I was going through some of my old writing yesterday- poems, novels I started, that sort of thing. I was shocked at how many there were; how many different little worlds i had opened up and never finished, for some reason or another. I managed to find one I really liked the beginning of, and I remember that I'd ditched it when I was stuck about where to take it next. Usually, for me, if it's going to happen it just flows. the characters I create seem to take on a life of their own and write their own stories. If that doesn't happen, if I don't feel that click, it's best to walk away from it. I wrote one novel that I didn't care for ... and by "didn't care for" I mean by the end of it, I hated it with a passion and wanted the characters to leap off various cliffs. That was when I decided trilogies are for others to write, LOL.
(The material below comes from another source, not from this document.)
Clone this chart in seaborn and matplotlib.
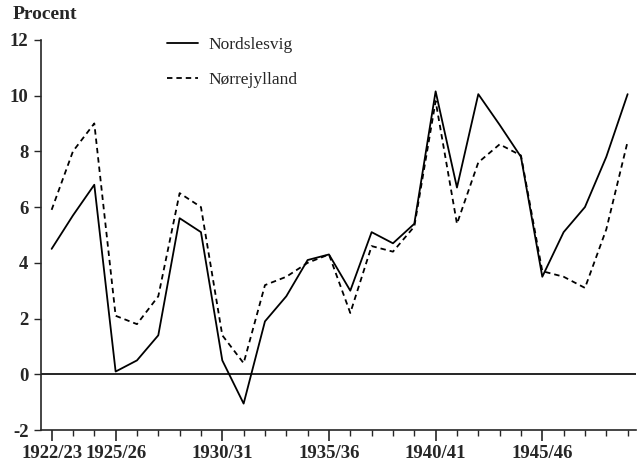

It's odd how much of my life is documented in old notebooks, folders, and now in my handy Word program. I can tell so much about who I was when I read that stuff... especially the over-dramatic teen angst stuff. Wow, I'd forgotten how tragic everything is at that age. But it's so strange to look back now and see where that girl wanted to go, who she wanted to be and what she planned on doing. The plan was always to write- I just didn't end up with a best selling novel by 25, a penthouse in NYC and alas, while I did marry a blue eyed man, he is not the one I planned my wedding around at age ten.
I think writers always put pieces of themselves and their own lives into their work- it's too natural a thing. It's the core of "write what you know." And we add other pieces, our own wants, fantasies and dreams, until what we have is a patchwork of fiction and fact, reality and imagination. I love to write- whether I'm any good at it is in the eye of the reader. But good or not, I know that it's essential that I do it. It's like breathing- when I don't write for a time, i go slightly crazy. I get twitchy and start jonesing for it.
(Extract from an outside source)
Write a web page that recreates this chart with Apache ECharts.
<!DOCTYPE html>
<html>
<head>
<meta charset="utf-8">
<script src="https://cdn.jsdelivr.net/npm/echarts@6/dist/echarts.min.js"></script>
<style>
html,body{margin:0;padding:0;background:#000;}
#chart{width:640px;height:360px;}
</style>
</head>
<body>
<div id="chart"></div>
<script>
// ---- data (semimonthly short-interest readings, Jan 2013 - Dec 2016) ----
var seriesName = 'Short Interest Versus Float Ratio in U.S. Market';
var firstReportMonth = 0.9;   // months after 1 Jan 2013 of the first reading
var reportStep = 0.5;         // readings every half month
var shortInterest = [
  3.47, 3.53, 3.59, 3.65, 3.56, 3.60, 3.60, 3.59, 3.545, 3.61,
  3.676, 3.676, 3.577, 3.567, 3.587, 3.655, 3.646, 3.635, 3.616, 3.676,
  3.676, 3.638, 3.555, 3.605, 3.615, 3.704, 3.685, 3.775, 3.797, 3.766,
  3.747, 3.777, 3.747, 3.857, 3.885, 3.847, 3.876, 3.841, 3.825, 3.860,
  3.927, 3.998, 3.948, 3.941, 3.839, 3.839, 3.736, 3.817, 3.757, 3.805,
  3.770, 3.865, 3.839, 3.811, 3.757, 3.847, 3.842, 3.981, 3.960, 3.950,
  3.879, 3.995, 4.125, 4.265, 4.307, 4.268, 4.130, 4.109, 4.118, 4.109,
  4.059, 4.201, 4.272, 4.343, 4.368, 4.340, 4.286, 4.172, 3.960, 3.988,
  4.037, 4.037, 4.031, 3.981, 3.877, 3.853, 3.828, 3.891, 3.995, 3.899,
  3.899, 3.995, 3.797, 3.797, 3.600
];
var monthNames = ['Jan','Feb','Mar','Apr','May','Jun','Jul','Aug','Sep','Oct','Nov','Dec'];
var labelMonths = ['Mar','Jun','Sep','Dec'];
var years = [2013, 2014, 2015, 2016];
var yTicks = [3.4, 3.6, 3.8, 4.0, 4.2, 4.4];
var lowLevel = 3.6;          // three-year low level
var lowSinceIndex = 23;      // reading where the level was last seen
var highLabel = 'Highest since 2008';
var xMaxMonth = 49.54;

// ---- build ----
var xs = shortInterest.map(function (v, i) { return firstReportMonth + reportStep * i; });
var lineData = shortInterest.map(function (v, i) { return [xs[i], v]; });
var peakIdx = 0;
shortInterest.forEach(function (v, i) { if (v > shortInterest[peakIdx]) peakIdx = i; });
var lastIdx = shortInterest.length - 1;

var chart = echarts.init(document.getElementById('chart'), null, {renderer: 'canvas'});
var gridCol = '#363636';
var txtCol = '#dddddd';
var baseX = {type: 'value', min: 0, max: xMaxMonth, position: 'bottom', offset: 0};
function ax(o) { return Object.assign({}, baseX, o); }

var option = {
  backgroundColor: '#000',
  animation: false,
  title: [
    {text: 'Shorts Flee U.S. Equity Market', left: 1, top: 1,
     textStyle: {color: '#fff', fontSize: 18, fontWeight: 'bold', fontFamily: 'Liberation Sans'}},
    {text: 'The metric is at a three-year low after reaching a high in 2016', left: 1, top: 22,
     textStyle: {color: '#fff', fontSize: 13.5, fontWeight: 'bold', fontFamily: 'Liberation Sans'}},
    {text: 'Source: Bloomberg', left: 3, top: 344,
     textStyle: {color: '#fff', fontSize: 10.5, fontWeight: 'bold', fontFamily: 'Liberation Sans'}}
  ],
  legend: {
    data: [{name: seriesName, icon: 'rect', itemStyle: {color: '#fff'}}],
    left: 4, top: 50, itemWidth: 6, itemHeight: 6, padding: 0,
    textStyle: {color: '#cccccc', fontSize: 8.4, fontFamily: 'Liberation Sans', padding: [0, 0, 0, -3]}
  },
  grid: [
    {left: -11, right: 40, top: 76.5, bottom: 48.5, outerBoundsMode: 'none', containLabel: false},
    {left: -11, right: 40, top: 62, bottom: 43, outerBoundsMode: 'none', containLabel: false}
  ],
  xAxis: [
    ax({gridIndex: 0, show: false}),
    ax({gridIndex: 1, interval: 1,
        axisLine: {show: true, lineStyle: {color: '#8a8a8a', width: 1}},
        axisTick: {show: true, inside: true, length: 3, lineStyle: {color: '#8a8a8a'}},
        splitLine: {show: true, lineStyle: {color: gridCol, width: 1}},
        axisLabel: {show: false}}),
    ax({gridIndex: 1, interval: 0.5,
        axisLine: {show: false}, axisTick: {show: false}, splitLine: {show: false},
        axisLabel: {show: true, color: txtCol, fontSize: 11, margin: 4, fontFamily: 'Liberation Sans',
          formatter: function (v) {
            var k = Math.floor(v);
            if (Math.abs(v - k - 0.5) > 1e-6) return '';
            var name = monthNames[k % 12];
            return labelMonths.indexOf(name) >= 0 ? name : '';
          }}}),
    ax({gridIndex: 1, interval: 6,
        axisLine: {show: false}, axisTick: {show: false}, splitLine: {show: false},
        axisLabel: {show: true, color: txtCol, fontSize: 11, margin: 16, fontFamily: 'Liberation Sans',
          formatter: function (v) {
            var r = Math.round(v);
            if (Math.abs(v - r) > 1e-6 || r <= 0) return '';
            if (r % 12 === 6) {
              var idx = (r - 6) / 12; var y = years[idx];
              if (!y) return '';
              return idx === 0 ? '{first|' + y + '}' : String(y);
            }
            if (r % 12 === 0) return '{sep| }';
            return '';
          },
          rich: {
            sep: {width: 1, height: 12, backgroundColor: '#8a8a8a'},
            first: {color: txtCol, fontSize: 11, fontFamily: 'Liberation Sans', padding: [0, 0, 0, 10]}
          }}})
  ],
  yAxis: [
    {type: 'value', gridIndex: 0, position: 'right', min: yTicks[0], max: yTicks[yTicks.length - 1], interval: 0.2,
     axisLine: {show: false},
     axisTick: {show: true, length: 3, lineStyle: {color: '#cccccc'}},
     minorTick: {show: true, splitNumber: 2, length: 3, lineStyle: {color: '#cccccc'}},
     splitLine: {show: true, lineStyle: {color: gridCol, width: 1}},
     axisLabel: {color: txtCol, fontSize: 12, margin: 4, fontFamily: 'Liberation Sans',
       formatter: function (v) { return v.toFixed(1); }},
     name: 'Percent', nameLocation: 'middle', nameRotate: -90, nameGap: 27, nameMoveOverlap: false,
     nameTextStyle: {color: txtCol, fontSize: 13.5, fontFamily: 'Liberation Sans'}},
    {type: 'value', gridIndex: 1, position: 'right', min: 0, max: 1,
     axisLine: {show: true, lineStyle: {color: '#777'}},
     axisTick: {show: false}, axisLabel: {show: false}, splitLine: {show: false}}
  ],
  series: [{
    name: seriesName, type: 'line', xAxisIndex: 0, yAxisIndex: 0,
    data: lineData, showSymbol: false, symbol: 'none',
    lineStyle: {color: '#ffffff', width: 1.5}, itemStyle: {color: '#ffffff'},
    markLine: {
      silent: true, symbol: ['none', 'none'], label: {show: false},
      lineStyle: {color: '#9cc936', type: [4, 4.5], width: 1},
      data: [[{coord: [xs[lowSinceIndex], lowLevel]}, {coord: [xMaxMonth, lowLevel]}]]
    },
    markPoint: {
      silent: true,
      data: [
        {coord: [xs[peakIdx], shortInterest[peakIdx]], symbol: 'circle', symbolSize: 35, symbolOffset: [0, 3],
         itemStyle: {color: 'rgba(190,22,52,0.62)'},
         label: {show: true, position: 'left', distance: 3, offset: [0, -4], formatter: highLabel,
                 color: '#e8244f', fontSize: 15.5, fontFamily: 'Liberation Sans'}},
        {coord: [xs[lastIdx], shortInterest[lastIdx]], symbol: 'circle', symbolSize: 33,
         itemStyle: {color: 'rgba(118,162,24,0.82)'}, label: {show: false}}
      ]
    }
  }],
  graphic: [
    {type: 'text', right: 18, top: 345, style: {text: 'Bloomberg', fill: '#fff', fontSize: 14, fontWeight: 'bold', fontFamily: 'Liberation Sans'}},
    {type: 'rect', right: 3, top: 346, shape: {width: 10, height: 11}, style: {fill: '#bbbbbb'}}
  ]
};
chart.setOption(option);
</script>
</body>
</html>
My life can be measured by endless spiral notebooks, filled to the very last line, on the very last page. Basically twenty years of words, feelings and pieces of a girl growing up on paper. Some things have changed... I no longer use a notebook. I gave that up, reluctantly, three years ago. It took awhile to grow into using Word, but now I can't imagine hand writing hundreds of pages the way that I used to. Gotta love progress. :)
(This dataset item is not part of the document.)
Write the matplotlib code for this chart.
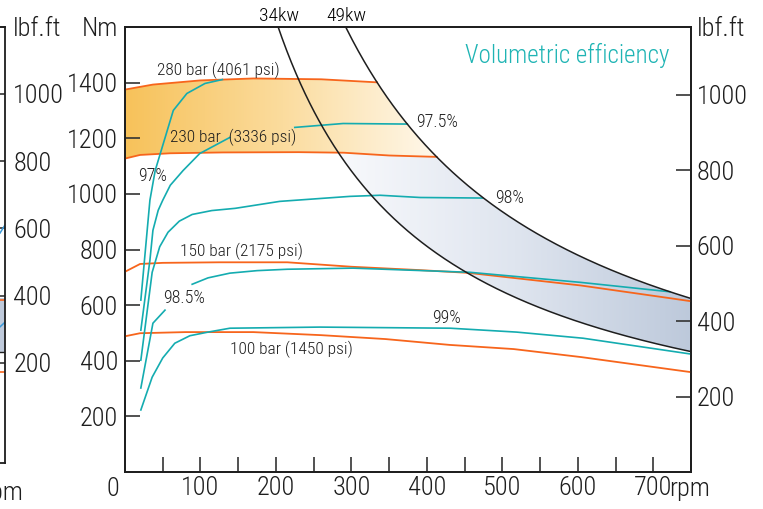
import numpy as np
import matplotlib.pyplot as plt
from matplotlib import font_manager as fm
from matplotlib.colors import LinearSegmentedColormap

# prefer a narrow face for all the lettering
narrow = None
for want in ['Liberation Sans Narrow', 'Roboto Condensed', 'DejaVu Sans', 'Open Sans Condensed',
             'Noto Sans', 'Open Sans']:
    for f in fm.fontManager.ttflist:
        if f.name == want and f.stretch in ('condensed', 'semi-condensed', 'extra-condensed') \
                and f.style == 'normal' or (f.name == want and 'Narrow' in want):
            narrow = f
            break
    if narrow:
        break
if narrow:
    plt.rcParams['font.family'] = [narrow.name, 'DejaVu Sans']
    plt.rcParams['font.stretch'] = narrow.stretch
    NARROW = True
else:
    plt.rcParams['font.family'] = ['Liberation Sans', 'DejaVu Sans']
    NARROW = False
plt.rcParams['font.weight'] = 'light'

NM_PER_LBFFT = 1.35582

# torque at constant pressure (rpm, Nm)
bar280_rpm = [0, 37, 100, 170, 260, 334]
bar280_nm = [1375, 1393, 1408, 1415, 1412, 1401]
bar230_rpm = [0, 20, 60, 130, 230, 290, 350, 413]
bar230_nm = [1127, 1140, 1146, 1149, 1150, 1148, 1138, 1133]
bar150_rpm = [0, 20, 50, 125, 215, 300, 390, 455, 603, 722, 750]
bar150_nm = [720, 748, 752, 754, 754, 738, 726, 716, 671, 625, 614]
bar100_rpm = [0, 20, 80, 170, 260, 345, 430, 515, 605, 750]
bar100_nm = [488, 499, 503, 503, 492, 478, 457, 442, 413, 359]

# volumetric efficiency curves (nan = gap behind a label)
eff97_rpm = [21, 33, 40, 48, 64, 82, 106, 129]
eff97_nm = [618, 977, 1084, 1156, 1300, 1361, 1397, 1411]
eff975_rpm = [21, 33, 37, 44, 50, 60, 77, 99, 139, np.nan, 225, 289, 374]
eff975_nm = [510, 761, 869, 941, 977, 1031, 1084, 1145, 1203, np.nan, 1239, 1253, 1251]
eff98_rpm = [21, 36, 46, 57, 72, 89, 115, 146, 205, 298, 338, 391, 474]
eff98_nm = [402, 718, 810, 862, 902, 926, 940, 948, 973, 991, 995, 987, 985]
eff985_rpm = [21, 37, 53, np.nan, 89, 110, 139, 175, 215, 302, 457, 603, 722]
eff985_nm = [302, 535, 582, np.nan, 675, 698, 715, 724, 729, 733, 718, 682, 648]
eff99_rpm = [21, 36, 50, 66, 86, 110, 139, 258, 431, 519, 607, 750]
eff99_nm = [223, 341, 410, 463, 490, 503, 517, 521, 517, 503, 481, 424]

# power limits, kW
power_kw = [34, 49]

# neighbouring chart edge (lbf.ft)
strip_x = [0, 1]
strip_band_top = [393, 393]
strip_band_bot = [232, 232]
strip_orange_a = [387, 387]
strip_orange_b = [173, 173]
strip_blue_a = [586, 610]
strip_blue_b = [307, 321]

ORANGE = '#f7651c'
TEAL = '#14acb0'
INK = '#1e1e1e'
FS_TICK = 19 if NARROW else 16
FS_LAB = 12.5 if NARROW else 11
FS_PCT = 13 if NARROW else 11


def torque(kw, rpm):
    return kw * 1000 * 60 / (2 * np.pi * rpm)


def gradient_fill(ax, px, py, colors, x0, x1, y0, y1):
    cmap = LinearSegmentedColormap.from_list('grad', colors)
    patch = ax.fill(px, py, facecolor='none', edgecolor='none')[0]
    grad = np.linspace(0, 1, 256).reshape(1, -1)
    im = ax.imshow(grad, cmap=cmap, extent=[x0, x1, y0, y1], aspect='auto',
                   origin='lower', zorder=1, interpolation='bilinear')
    im.set_clip_path(patch)


fig = plt.figure(figsize=(7.63, 5.09), dpi=100)
ax = fig.add_axes([125 / 763, 37 / 509, 566 / 763, 445 / 509])

# orange band between 230 and 280 bar, bounded by 49 kW
n_edge = np.linspace(bar280_rpm[-1], bar230_rpm[-1], 50)
ox = list(bar280_rpm) + list(n_edge) + list(bar230_rpm[::-1])
oy = list(bar280_nm) + list(torque(power_kw[1], n_edge)) + list(bar230_nm[::-1])
gradient_fill(ax, ox, oy, ['#f7c25a', '#fbdc9e', '#fff9ee'], 0, 420, 1000, 1500)

# grey-blue band between the power curves, below 230 bar
n_all = np.linspace(200, 750, 2000)
low = torque(power_kw[0], n_all)
up = np.minimum(torque(power_kw[1], n_all),
                np.interp(n_all, bar230_rpm, bar230_nm, right=np.inf))
ok = low <= up
bx = np.concatenate([n_all[ok], n_all[ok][::-1]])
by = np.concatenate([up[ok], low[ok][::-1]])
gradient_fill(ax, bx, by, ['#f8f9fc', '#dfe5ef', '#bdc9db'], 283, 750, 300, 1200)

for r, t in [(bar280_rpm, bar280_nm), (bar230_rpm, bar230_nm),
             (bar150_rpm, bar150_nm), (bar100_rpm, bar100_nm)]:
    ax.plot(r, t, color=ORANGE, lw=1.3, zorder=3)

for r, t in [(eff97_rpm, eff97_nm), (eff975_rpm, eff975_nm), (eff98_rpm, eff98_nm),
             (eff985_rpm, eff985_nm), (eff99_rpm, eff99_nm)]:
    ax.plot(r, t, color=TEAL, lw=1.2, zorder=4)

n_pow = np.linspace(150, 760, 400)
for kw in power_kw:
    ax.plot(n_pow, torque(kw, n_pow), color=INK, lw=1.1, zorder=5)

ax.text(204, 1641, '34kw', fontsize=14, ha='center', va='center', clip_on=False)
ax.text(293, 1641, '49kw', fontsize=14, ha='center', va='center', clip_on=False)

labels = [
    (42, 1443, '280 bar (4061 psi)', FS_LAB),
    (60, 1203, '230 bar  (3336 psi)', FS_LAB),
    (73, 794, '150 bar (2175 psi)', FS_LAB),
    (139, 442, '100 bar (1450 psi)', FS_LAB),
    (17, 1066, '97%', FS_PCT),
    (386, 1260, '97.5%', FS_PCT),
    (490, 984, '98%', FS_PCT),
    (50, 625, '98.5%', FS_PCT),
    (407, 553, '99%', FS_PCT),
]
for x, y, s, fs in labels:
    ax.text(x, y, s, fontsize=fs, ha='left', va='center', color=INK, zorder=6)

ax.text(722, 1497, 'Volumetric efficiency', fontsize=18, color='#1fb4b4',
        ha='right', va='center', zorder=6)

ax.set_xlim(0, 750)
ax.set_ylim(0, 1600)
xt = np.arange(50, 751, 50)
ax.set_xticks(xt)
ax.set_xticklabels([str(v) if v % 100 == 0 and v < 750 else '' for v in xt])
ax.set_yticks([200, 400, 600, 800, 1000, 1200, 1400, 1600])
ax.set_yticklabels(['200', '400', '600', '800', '1000', '1200', '1400', 'Nm'])
ax.tick_params(direction='in', length=11, width=1.2, color='#333333',
               labelsize=FS_TICK, labelcolor=INK, pad=5)
ax.tick_params(axis='x', pad=3)
for sp in ax.spines.values():
    sp.set_linewidth(1.3)
    sp.set_color(INK)

ax.text(-16, -0.012, '0', transform=ax.get_xaxis_transform(), fontsize=FS_TICK,
        ha='center', va='top', color=INK)
ax.text(721, -0.012, 'rpm', transform=ax.get_xaxis_transform(), fontsize=FS_TICK,
        ha='left', va='top', color=INK)

ax2 = ax.twinx()
top_lbf = 1600 / NM_PER_LBFFT
ax2.set_ylim(0, top_lbf)
ax2.set_yticks([200, 400, 600, 800, 1000, top_lbf])
ax2.set_yticklabels(['200', '400', '600', '800', '1000', 'lbf.ft'])
ax2.tick_params(direction='in', length=11, width=1.2, color='#333333',
                labelsize=FS_TICK, labelcolor=INK, pad=4)
for sp in ax2.spines.values():
    sp.set_linewidth(1.3)
    sp.set_color(INK)

# edge of the neighbouring chart on the left
axl = fig.add_axes([0, 46 / 509, 5 / 763, 436 / 509])
axl.fill_between(strip_x, strip_band_bot, strip_band_top, color='#bfcadb', lw=0)
axl.plot(strip_x, strip_band_bot, color=INK, lw=1.0)
axl.plot(strip_x, strip_orange_a, color=ORANGE, lw=1.2)
axl.plot(strip_x, strip_orange_b, color=ORANGE, lw=1.2)
axl.plot(strip_x, strip_blue_a, color='#3a9ad9', lw=1.1)
axl.plot(strip_x, strip_blue_b, color='#3a9ad9', lw=1.1)
axl.set_xlim(0, 1)
axl.set_ylim(-98, 1199)
axl.set_xticks([])
axl.yaxis.tick_right()
axl.set_yticks([200, 400, 600, 800, 1000, 1199])
axl.set_yticklabels(['200', '400', '600', '800', '1000', 'lbf.ft'])
axl.tick_params(direction='in', length=11, width=1.2, color='#333333',
                labelsize=FS_TICK, labelcolor=INK, pad=6)
axl.spines['left'].set_visible(False)
for sp in axl.spines.values():
    sp.set_linewidth(1.3)
    sp.set_color(INK)
fig.text(23 / 763, 1 - 493 / 509, 'rpm', fontsize=FS_TICK, ha='right', va='center', color=INK)

fig.savefig('out.png', dpi=100)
I'm still that girl, in a sense. I'm still that writer, the one who wanted a best selling book, the one who wanted to world to fall at her feet. Now I just get that there's work to be done, in order to achieve. Sucks, LOL, but it's true.
So I'll work. I'll do the best at what I do, and let the rest happen as it's supposed to. Maybe someday I'll have that best seller, or a beach house on the Cape (revised that from the penthouse a long while back, LOL). You just never know what you can have- and the only way to fail is not to try at all. I'd rather not fail. I'd rather have another twenty years of writing to look back on, just to see how much I've changed from now to then. And to see how much, deep down, at the very core of me, I haven't changed at all.